Just using Mongo is a big performance hit, before you add a schema on top of it. Why not use a real RDBMS like MariaDB? Are you doing some stuff that's actually better done in Mongo?
Using something that uses Mongo only, and thus using Mongo. Though, MySQL would be terrible for what the OP proposed, as check constraints are ignored (PostgreSQL FTW: fewer and less complex triggers).
As for validation, sending data to the DB
should be the last step you do. Edit: For serious discussion, see
https://en.wikipedia.org/wiki/SQL_injection
And even then, parameterize everything, everywhere you can.

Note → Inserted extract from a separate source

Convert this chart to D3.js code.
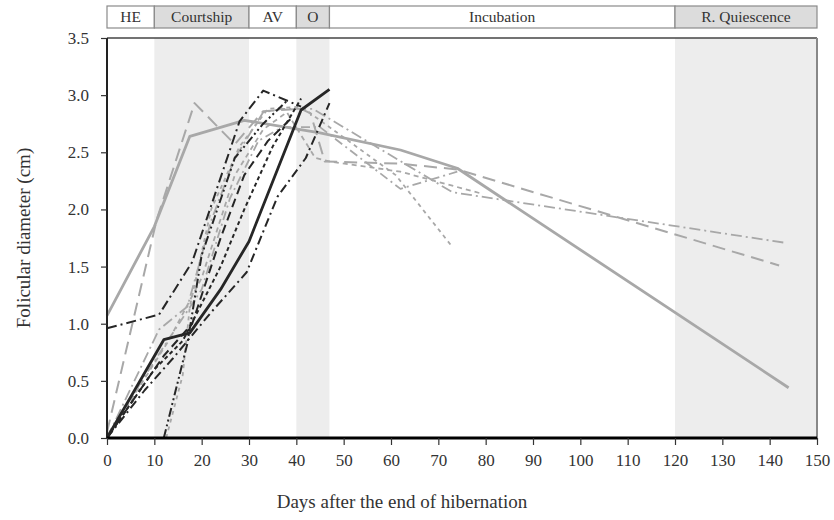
<!DOCTYPE html>
<html><head><meta charset="utf-8">
<script src="https://cdn.jsdelivr.net/npm/d3@7"></script>
<style>body{margin:0;background:#fff}svg{display:block}</style>
</head><body><svg id="c" width="834" height="520"></svg>
<script>
// ---- data ----
const phaseNames = ["HE","Courtship","AV","O","Incubation","R. Quiescence"];
const phaseStart = [0,10,30,40,47,120];
const phaseEnd   = [10,30,40,47,120,150];
const phaseShaded = [false,true,false,true,false,true];

const xTicks = [0,10,20,30,40,50,60,70,80,90,100,110,120,130,140,150];
const yTicks = [0,0.5,1.0,1.5,2.0,2.5,3.0,3.5];

const s1Days = [0,10,17.5,29,45,62,74,144];
const s1Vals = [1.07,1.85,2.64,2.78,2.67,2.52,2.36,0.44];
const s2Days = [0,10.5,18.5,27,33,41,43,46,62,74,142];
const s2Vals = [0.05,1.91,2.93,2.57,2.86,2.88,2.84,2.42,2.40,2.35,1.51];
const s3Days = [0,12,17.5,24,30,41,47];
const s3Vals = [0,0.86,0.92,1.3,1.72,2.87,3.05];
const s4Days = [0,11,18,28,33,41];
const s4Vals = [0.96,1.08,1.54,2.77,3.04,2.9];
const s5Days = [12,17,20,27,33,38];
const s5Vals = [0,0.83,1.6,2.45,2.75,2.95];
const s6Days = [0,8,14,22,29.5,36,42,47];
const s6Vals = [0,0.42,0.7,1.1,1.45,2.11,2.45,2.93];
const s7Days = [0,10,16,24,29,35,41];
const s7Vals = [0,0.6,0.85,1.5,2.0,2.55,2.97];
const s8Days = [0,12,18,24,29,34,39];
const s8Vals = [0,0.72,1.0,1.75,2.3,2.6,2.8];
const s9Days = [0,11,17,22,27,33,37,43.5,73,143];
const s9Vals = [0,0.95,1.15,1.9,2.45,2.85,2.88,2.88,2.15,1.71];
const s10Days = [12.5,16,17.5,22,28,34,41,61,73];
const s10Vals = [0,0.55,1.15,2.0,2.55,2.88,2.9,2.3,1.67];
const s11Days = [0,12,20,26,32,37,45,62,74];
const s11Vals = [0.02,0.8,1.3,2.1,2.6,2.72,2.72,2.18,2.33];
const s12Days = [0,13,20,27,33,38,44,47,62,79];
const s12Vals = [0,0.85,1.4,2.3,2.7,2.85,2.45,2.42,2.33,2.14];

const DARK = "#262626", GRAY = "#a8a8a8";
const series = [
  {d:s12Days,v:s12Vals,c:GRAY,w:1.8,dash:"5,4"},
  {d:s11Days,v:s11Vals,c:GRAY,w:1.8,dash:"9,4,2,4"},
  {d:s10Days,v:s10Vals,c:GRAY,w:1.8,dash:"4,4"},
  {d:s9Days,v:s9Vals,c:GRAY,w:1.8,dash:"11,4,2,4"},
  {d:s2Days,v:s2Vals,c:GRAY,w:2,dash:"13,7"},
  {d:s1Days,v:s1Vals,c:GRAY,w:2.8,dash:null},
  {d:s8Days,v:s8Vals,c:DARK,w:2,dash:"9,5"},
  {d:s7Days,v:s7Vals,c:DARK,w:2,dash:"4,3"},
  {d:s6Days,v:s6Vals,c:DARK,w:2,dash:"9,4,2,4"},
  {d:s5Days,v:s5Vals,c:DARK,w:2,dash:"9,3,2,3,2,3"},
  {d:s4Days,v:s4Vals,c:DARK,w:2,dash:"10,4,2,4"},
  {d:s3Days,v:s3Vals,c:DARK,w:2.8,dash:null}
];

// ---- layout ----
const svg = d3.select("#c");
const L=107, R=817, T=38, B=438;
const x = d3.scaleLinear().domain([0,150]).range([L,R]);
const y = d3.scaleLinear().domain([0,3.5]).range([B,T]);
const serif = "'Liberation Serif','Times New Roman',serif";

phaseNames.forEach((n,i)=>{
  if(phaseShaded[i]) svg.append("rect").attr("x",x(phaseStart[i])).attr("y",T)
    .attr("width",x(phaseEnd[i])-x(phaseStart[i])).attr("height",B-T).attr("fill","#ededed");
});

const barTop=6, barH=22;
phaseNames.forEach((n,i)=>{
  svg.append("rect").attr("x",x(phaseStart[i])).attr("y",barTop)
    .attr("width",x(phaseEnd[i])-x(phaseStart[i])).attr("height",barH)
    .attr("fill",phaseShaded[i]?"#dcdcdc":"#fff").attr("stroke","#8a8a8a").attr("stroke-width",1.2);
  svg.append("text").attr("x",(x(phaseStart[i])+x(phaseEnd[i]))/2).attr("y",barTop+barH/2+5)
    .attr("text-anchor","middle").attr("font-family",serif).attr("font-size",15.5).attr("fill","#333").text(n);
});

const line = d3.line().x(p=>x(p[0])).y(p=>y(p[1]));
series.forEach(s=>{
  const pts = s.d.map((dd,i)=>[dd,s.v[i]]);
  svg.append("path").attr("d",line(pts)).attr("fill","none").attr("stroke",s.c)
    .attr("stroke-width",s.w).attr("stroke-dasharray",s.dash).attr("stroke-linejoin","round");
});

svg.append("line").attr("x1",L).attr("x2",R).attr("y1",T).attr("y2",T).attr("stroke","#444").attr("stroke-width",1.5);
svg.append("line").attr("x1",R).attr("x2",R).attr("y1",T).attr("y2",B).attr("stroke","#888").attr("stroke-width",2);

const yAxis = d3.axisLeft(y).tickValues(yTicks).tickFormat(d3.format(".1f")).tickSize(6).tickPadding(12);
const gy = svg.append("g").attr("transform",`translate(${L},0)`).call(yAxis);
const xAxis = d3.axisBottom(x).tickValues(xTicks).tickFormat(d3.format("d")).tickSize(7).tickPadding(9);
const gx = svg.append("g").attr("transform",`translate(0,${B})`).call(xAxis);
[gx,gy].forEach(g=>{
  g.selectAll("text").attr("font-family",serif).attr("font-size",17).attr("fill","#333");
  g.selectAll(".tick line").attr("stroke","#333").attr("stroke-width",1.2);
});
gy.select(".domain").attr("stroke","#222").attr("stroke-width",2).attr("d",`M0,${T}V${B}`);
gx.select(".domain").attr("stroke","#000").attr("stroke-width",3).attr("d",`M${L},0H${R}`);

svg.append("text").attr("x",(L+R)/2-60).attr("y",508).attr("text-anchor","middle")
  .attr("font-family",serif).attr("font-size",19).attr("fill","#333").text("Days after the end of hibernation");
svg.append("text").attr("transform",`translate(30,${(T+B)/2}) rotate(-90)`).attr("text-anchor","middle")
  .attr("font-family",serif).attr("font-size",19).attr("fill","#333").text("Folicular diameter (cm)");
</script></body></html>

If you have transaction safety, which is iffy on Mongo (I've only got docs and howtos, as I've never been in a situation where Mongo looked like anything but a way to increase the hours I would need to get anything done), then it can be handy. Without that, though, you'll likely have to make faux-transactions client-side (from Mongo's PoV), at which point it would likely be easier to check correctness well before commit attempts. Even with a solid DB, checking against the DB by trying to write it is going to cause CPU/disk spikes that an be avoided by not doing it.
If you need transaction-like behavior, you should probably add time-stamped metadata, like a value for, "form X was made on Y," and, "form X passed type/relationship/value checks on Z," so that you at least don't have unknown incorrect/orphan data at any point (a DB should only store truths, so if you scrub for them, data not matched with the full set of that metadata might not be true, and should thus be repaired or discarded).
If you're not storing prepared data, already checked for correctness and form, a basic K/V document store is not likely a good back-end, unless the data itself is largely of little importance.